===== Source excerpt
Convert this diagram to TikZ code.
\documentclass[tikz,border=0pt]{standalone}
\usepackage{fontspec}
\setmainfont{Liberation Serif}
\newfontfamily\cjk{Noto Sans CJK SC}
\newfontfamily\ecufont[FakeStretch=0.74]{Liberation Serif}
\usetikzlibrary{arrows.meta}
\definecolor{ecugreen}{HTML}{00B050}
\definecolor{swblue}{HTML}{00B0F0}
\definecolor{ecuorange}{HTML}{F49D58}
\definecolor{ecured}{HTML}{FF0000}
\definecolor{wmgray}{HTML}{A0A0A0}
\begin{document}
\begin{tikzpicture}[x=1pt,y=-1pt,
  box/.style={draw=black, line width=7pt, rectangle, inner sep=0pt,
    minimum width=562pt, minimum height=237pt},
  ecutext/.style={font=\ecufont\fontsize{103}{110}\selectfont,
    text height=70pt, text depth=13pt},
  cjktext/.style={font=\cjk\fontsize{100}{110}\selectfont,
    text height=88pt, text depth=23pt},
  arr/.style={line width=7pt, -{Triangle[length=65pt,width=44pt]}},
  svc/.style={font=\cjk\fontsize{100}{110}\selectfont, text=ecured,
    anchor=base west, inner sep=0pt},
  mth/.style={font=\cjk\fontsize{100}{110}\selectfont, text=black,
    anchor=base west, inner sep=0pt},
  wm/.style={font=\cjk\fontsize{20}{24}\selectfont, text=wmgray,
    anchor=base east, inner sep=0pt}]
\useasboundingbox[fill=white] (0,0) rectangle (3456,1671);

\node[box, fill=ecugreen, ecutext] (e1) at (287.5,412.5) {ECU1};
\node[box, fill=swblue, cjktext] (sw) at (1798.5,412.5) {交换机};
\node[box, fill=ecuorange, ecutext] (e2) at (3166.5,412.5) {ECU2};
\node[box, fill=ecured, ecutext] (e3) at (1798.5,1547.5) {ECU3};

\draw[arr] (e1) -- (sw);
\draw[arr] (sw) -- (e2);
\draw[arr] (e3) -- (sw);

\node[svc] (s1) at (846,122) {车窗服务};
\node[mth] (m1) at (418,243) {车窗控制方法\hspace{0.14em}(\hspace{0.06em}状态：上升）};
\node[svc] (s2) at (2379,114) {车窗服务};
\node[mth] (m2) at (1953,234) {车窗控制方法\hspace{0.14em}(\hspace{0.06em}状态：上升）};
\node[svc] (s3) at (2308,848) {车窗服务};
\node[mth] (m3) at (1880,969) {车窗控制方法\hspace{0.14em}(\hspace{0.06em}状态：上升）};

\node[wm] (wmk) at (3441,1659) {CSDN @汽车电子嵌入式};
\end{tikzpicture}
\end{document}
==========
Exercise
Give back each line above precisely as it stands.

Answer for this exercise
Convert this diagram to TikZ code.
\documentclass[tikz,border=0pt]{standalone}
\usepackage{fontspec}
\setmainfont{Liberation Serif}
\newfontfamily\cjk{Noto Sans CJK SC}
\newfontfamily\ecufont[FakeStretch=0.74]{Liberation Serif}
\usetikzlibrary{arrows.meta}
\definecolor{ecugreen}{HTML}{00B050}
\definecolor{swblue}{HTML}{00B0F0}
\definecolor{ecuorange}{HTML}{F49D58}
\definecolor{ecured}{HTML}{FF0000}
\definecolor{wmgray}{HTML}{A0A0A0}
\begin{document}
\begin{tikzpicture}[x=1pt,y=-1pt,
  box/.style={draw=black, line width=7pt, rectangle, inner sep=0pt,
    minimum width=562pt, minimum height=237pt},
  ecutext/.style={font=\ecufont\fontsize{103}{110}\selectfont,
    text height=70pt, text depth=13pt},
  cjktext/.style={font=\cjk\fontsize{100}{110}\selectfont,
    text height=88pt, text depth=23pt},
  arr/.style={line width=7pt, -{Triangle[length=65pt,width=44pt]}},
  svc/.style={font=\cjk\fontsize{100}{110}\selectfont, text=ecured,
    anchor=base west, inner sep=0pt},
  mth/.style={font=\cjk\fontsize{100}{110}\selectfont, text=black,
    anchor=base west, inner sep=0pt},
  wm/.style={font=\cjk\fontsize{20}{24}\selectfont, text=wmgray,
    anchor=base east, inner sep=0pt}]
\useasboundingbox[fill=white] (0,0) rectangle (3456,1671);

\node[box, fill=ecugreen, ecutext] (e1) at (287.5,412.5) {ECU1};
\node[box, fill=swblue, cjktext] (sw) at (1798.5,412.5) {交换机};
\node[box, fill=ecuorange, ecutext] (e2) at (3166.5,412.5) {ECU2};
\node[box, fill=ecured, ecutext] (e3) at (1798.5,1547.5) {ECU3};

\draw[arr] (e1) -- (sw);
\draw[arr] (sw) -- (e2);
\draw[arr] (e3) -- (sw);

\node[svc] (s1) at (846,122) {车窗服务};
\node[mth] (m1) at (418,243) {车窗控制方法\hspace{0.14em}(\hspace{0.06em}状态：上升）};
\node[svc] (s2) at (2379,114) {车窗服务};
\node[mth] (m2) at (1953,234) {车窗控制方法\hspace{0.14em}(\hspace{0.06em}状态：上升）};
\node[svc] (s3) at (2308,848) {车窗服务};
\node[mth] (m3) at (1880,969) {车窗控制方法\hspace{0.14em}(\hspace{0.06em}状态：上升）};

\node[wm] (wmk) at (3441,1659) {CSDN @汽车电子嵌入式};
\end{tikzpicture}
\end{document}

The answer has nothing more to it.